Allo stesso tempo, penso che sia sempre preferibile conoscere la realtà direttamente, senza rifarsi ai luoghi comuni. La mia esperienza è che molti, quando conoscono persone o attività promosse dalla Prelatura, modificano la loro percezione.

Mi sembra che ciò metta in evidenza, inoltre, i limiti del linguaggio politico applicato alle realtà di tipo spirituale. Nella Chiesa, conservare con fedeltà la fede ricevuta non rende nessuno ultraconservatore.

Nello stesso tempo, fare progressi nella missione di diffondere la luce di Cristo, attenti alle peculiarità del momento presente, non rende meritevoli dell’etichetta di progressisti. Penso che questa sia la dinamica nella quale noi cristiani dovremmo muoverci.

Del resto, la maggior parte delle persone dell’Opus Dei sono padri e madri di famiglia che devono cambiare i pannolini più volte al giorno, conciliare lavoro e vita familiare, che convivono con persone di tutte le credenze e i modi di pensare, che stanno nelle reti sociali e negli stessi scenari dei loro coetanei. Sono persone che non si propongono il cambiamento perché vivono nel cambiamento: in famiglia, sul posto di lavoro, nei loro passatempi.

— Come si risolve l’equazione verità-misericordia? Alcuni cristiani dicono che Papa Francesco mette troppo l’accento nel secondo termine e dimentica il primo; credono che il Papa stia annacquando la fede, e questo li angoscia. È proprio così? Perché crede che questo succeda? Che cosa consiglierebbe a quelle persone?

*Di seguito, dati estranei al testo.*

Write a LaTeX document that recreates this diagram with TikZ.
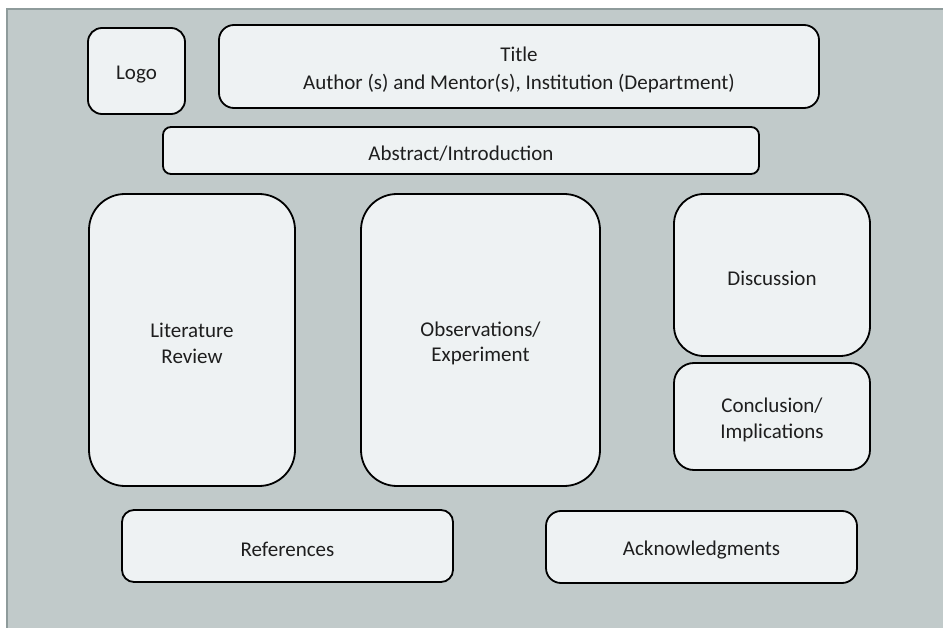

Consiglierei loro di leggere direttamente quello che scrive il Santo Padre, di seguirlo direttamente e di ascoltare meno quelli che interpretano le sue parole o le sue azioni. Leggano le sue omelie, la sua catechesi del mercoledì, le sue parole all’Angelus della domenica, le sue esortazioni. Oggi, grazie a Dio e alle nuove tecnologie, è più facile avere un filo diretto con il Papa, con quello che dice, fa e scrive giorno per giorno. Quando si va direttamente alla sorgente si vede immediatamente la connessione tra verità e misericordia, perché la verità senza misericordia sarebbe fanatismo e la misericordia senza verità sarebbe un falso buonismo.

Romana, n. 66, Gennaio-Giugno 2018, p. 143-147.